Is there a simple explanation as to why scheduling on kernel 2.6 is not
as good as on kernel 2.4.
Or are there parameters that I can set to improve interactivity under high load.
Thanks
Richard
Just to point out here, CFS
Just to point out here, CFS was merged into mainline for the 2.6.23 release, so you might want to check that kernel out. Other than that, there are quite a few reasons you could be having perceived sluggishness. One that seems common to me is not having proper DMA support in your kernel (IO slowness seems to make everything sluggish).
Lack of responsiveness at 100% CPU on 2.6 kernel
Thanks for the info. I am trying to get up to date.
What I am referring to by 'non responsiveness' is the lag
between the cursor movement on the screen and the mouse movement,
the time between typing a letter and seeing the character
on the screen, and general window operations such as getting
the focus on a window. All at 100% CPU.
Anyway I need to get used to 2.6. I was just surprised by
the difference in behavior between 2.4 and 2.6 on an otherwise
identical system and with mostly the same kernel parameters
(kernel 2.6 inherited most of the parameters from kernel 2.4
in my installation).
I noted already that DMA activation works differently on 2.6 than on 2.4.
I believe that DMA is activated by I still have to make sure.

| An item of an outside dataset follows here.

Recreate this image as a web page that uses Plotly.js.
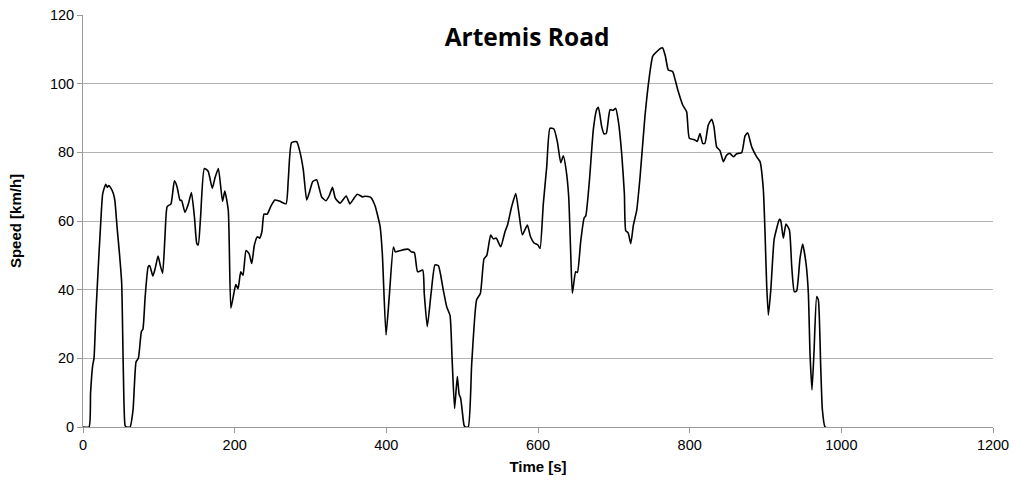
<!DOCTYPE html>
<html>
<head>
<meta charset="utf-8">
<script src="https://cdn.plot.ly/plotly-3.0.1.min.js"></script>
<style>html,body{margin:0;padding:0;background:#fff;}#chart{width:1014px;height:483px;}</style>
</head>
<body>
<div id="chart"></div>
<script>
const timeS = [0,8,10,12.8,14.5,17,20,23,26,30,32,34,37,40,42,45,48,51,53,55.4,57,62,66,70,73,77,79,82,86,88,92,95,99,102,105,108,111,116,120.5,124,128,130,134.5,139,143,147,150,152,155,160,165,170.5,174,178.5,184,187,191.6,195,199,201.5,204.5,208,211,215,219,222.5,226,230,233,236,238.7,243,247.5,253,259,267.7,270.7,275,281.8,286,290.5,295,299,303,308,311,314.7,320.5,325,329,332.8,339,347,352,357,361.8,368.8,372,379.4,385,391.7,394.7,399.6,404,409.3,412,420,429,433,437,441.3,448,450,454,459,464.2,468.6,475,479.6,484,486.6,490,493.6,496,498,502.4,504,508,512.6,519,524,528.8,532.5,537.6,541,545,550.8,556.5,560,565.3,570.6,575,579.4,586,590,594.8,600,602.7,607,611.5,615.8,621,625.5,630,633.4,637,640.5,643,645.3,649.7,652,656.3,660.7,663,667.7,673,677.4,679.6,684,687,690,695,699,702.5,706,710.4,713.9,715.7,719,722.3,725.8,730.2,734.5,741,746.8,751.3,756.5,761.8,764.4,768,771.8,777.6,781,785,790.8,796,799.6,807,810,813.6,817.2,820,824.6,829,832,835.6,840,844.4,848.8,853,857.6,862,868.6,873,876.5,881.8,888.4,892.8,897.1,899.4,901.6,903.8,907,911.3,914.8,918.3,920,923.5,927,931.5,934.6,938,941,945.5,949,953.4,956.5,958.7,961.3,964,967.5,969.7,972.8,975,978.5,980];
const speedKmh = [0,0,10,18,20,33,46,58,68,70.7,69.8,70.3,69.5,68,66,58,50.7,42,18.6,0.5,0,0,5,19,20,27.8,28.5,38,46.7,47,44,46,49.8,47,44.8,55,64.2,65,71.7,70,66,66,62.5,65,68.3,61,53.5,53,61,75.3,74.5,69.5,72.5,75.3,65.7,68.7,63,34.6,39,41.5,40.3,45.2,44.2,51.4,50.5,47.6,53,55.4,55,57,62,62,64.2,66.1,65.8,65,72,82.8,83.1,80.2,74.9,66.1,68.7,71.5,72,70,67,65.9,67.5,69.8,66.6,65.2,67.3,65,66.5,67.8,67,67.2,66.9,64.5,58.5,50.6,26.8,38.5,52.4,51,51.5,51.8,51,50.8,45.2,45.7,38.9,29.2,38.9,47.2,47,40,35,32.5,20.5,5.4,14.7,9.5,8.4,0.6,0,0,18.5,37,38.9,49,50,55.9,54.8,55,52.5,56.9,59,64.2,68,62,56,58.8,55.5,53.6,53,52,65,75.8,87,86.8,83.1,77,79,75,67,51.5,39,45.2,45,54,60.8,61.5,71.5,86.7,92.5,93.1,87.5,85.4,85.5,92.4,92.2,92.8,89,79.5,68,57.2,56.5,53.4,58.8,63.2,72.6,90.4,102,108,109.3,110.3,110.4,108,104,103.5,101,97.7,93.8,91.8,84.1,83.6,83.2,85.5,82.6,82.6,88,89.6,87.5,81.6,80.5,77.3,79.2,79.7,78.7,79.6,79.9,84.8,85.7,81.6,78.7,77.3,69.3,56.4,41,32.6,40,54.5,57.9,60.5,60.2,55,59.1,57.4,46.7,39.4,39.6,49.1,53.3,47.7,39,21.5,10.8,22,38,37,17.6,5,0,0];
const xTicks = [0,200,400,600,800,1000,1200];
const yTicks = [0,20,40,60,80,100,120];

const trace = {
  x: timeS, y: speedKmh, type: 'scatter', mode: 'lines',
  line: {color: '#000000', width: 1.6, shape: 'spline', smoothing: 0.5},
  hoverinfo: 'skip'
};
const fam = 'Liberation Sans, Arial, sans-serif';
const tickFont = {family: fam, size: 14.5, color: '#000'};
const layout = {
  width: 1014, height: 483,
  margin: {l: 83, r: 21, t: 15, b: 56},
  paper_bgcolor: '#fff', plot_bgcolor: '#fff',
  showlegend: false,
  title: {text: '<b>Artemis Road</b>', font: {family: 'Open Sans, sans-serif', size: 24.5, color: '#000'},
          x: 0.488, xanchor: 'center', xref: 'paper', y: 0.922, yanchor: 'middle', yref: 'container'},
  xaxis: {
    range: [0, 1200], tickvals: xTicks, ticktext: xTicks.map(String),
    showgrid: false, zeroline: false, showline: true, linecolor: '#9a9a9a', linewidth: 1,
    ticks: 'outside', ticklen: 5, tickcolor: '#9a9a9a', tickfont: tickFont,
    title: {text: '<b>Time [s]</b>', font: {family: fam, size: 15, color: '#000'}, standoff: 9}
  },
  yaxis: {
    range: [0, 120], tickvals: yTicks, ticktext: yTicks.map(String),
    showgrid: true, gridcolor: '#b3b3b3', gridwidth: 1, zeroline: false,
    showline: true, linecolor: '#9a9a9a', linewidth: 1,
    ticks: 'outside', ticklen: 5, tickcolor: '#9a9a9a', tickfont: tickFont,
    title: {text: '<b>Speed [km/h]</b>', font: {family: fam, size: 15, color: '#000'}, standoff: 24}
  }
};
Plotly.newPlot('chart', [trace], layout, {staticPlot: true, displayModeBar: false});
</script>
</body>
</html>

Many of the options' names
Many of the options' names have changed between 2.4 and 2.6, it is probably just as easy to start from scratch when configuring a 2.6 kernel if coming from 2.4
The responsiveness of my pc is back to normal
Thanks for the nice comments. I replaced the hard disk IDE cable
with a 40 wire cable so my computer can now use dma5.
At last I think I have got the setup of kernel 2.6 right. My CPU is
currently running at 100% use (preparing a live dvd) and the response
is very good.
So I apologize for raising this issue.
But now, when I switch to a virtual console the screen becomes
dim. I tried 'setterm -half-bright off' with no effect.
After I boot, the brightness is normal, but after I switch
to another virtual console the text becomes almost unreadable.
I have searched the net and the kernel documentation without luck, yet.
Otherwise I feel comfortable running 2.6.